Afinal, por estranho que pareça, Portugal merece, realmente, todo o nosso esforço. Por mais contraditório que pareça, mesmo reconhecendo o terrível momento que estamos a viver, mesmo reconhecendo também que só talvez em uma ou mesmo duas gerações a verdadeira regeneração seja possível, não conseguimos, de facto, desistir de Portugal.

E concordo inteiramente contigo, independentemente de tudo o mais: o Mar é decisivo para Portugal. Se perdermos essa noção, perde-se, quase diria, inevitavelmente, mesmo Portugal.

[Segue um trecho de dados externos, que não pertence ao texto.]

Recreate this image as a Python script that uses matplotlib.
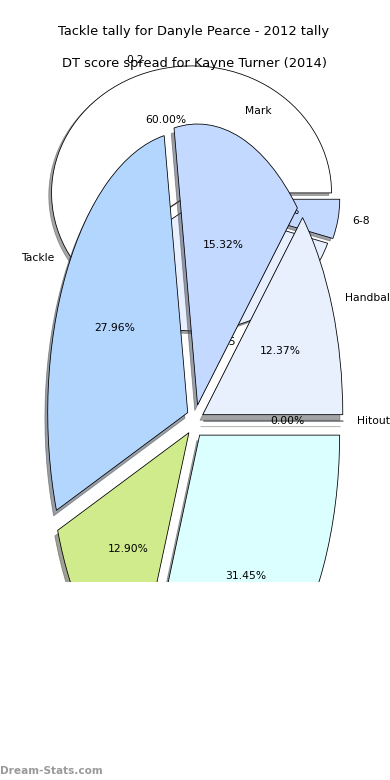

Com a Esperança que não podemos perder nunca, ou não fossemos nós Portugueses e, de um modo ou outro, mais mitigada ou mais explicitamente, não deixemos de acreditar numa qualquer forma de Providência, e um grande abraço deste teu amigo sem metafísica,

António».

Foi com o curioso teor deste inesperado e-mail em mente que passámos a vigília de 2017 a 2018, sobre a qual talvez não valha a pena muito mais acrescentar, a não ser que, fazendo nossos os conselhos deste nosso tão velho e próximo amigo, as prioridades referidas irão ser, de facto, as prioridades do Jornal da Economia do Mar para 2018, contando podermos dar a todos mais pormenores, ou mesmo um mais completo Plano, se o Destino assim nos conceder, nas próximas semanas.

Com os desejos de um Bom 2018 para todos,

O Director

Post Scriptum: Se alguém quiser ou entender dever acrescentar críticas e sugestões, teremos, evidentemente, oer maior gosto em as receber e, mais do que isso, em lê-las com a maior das atenções.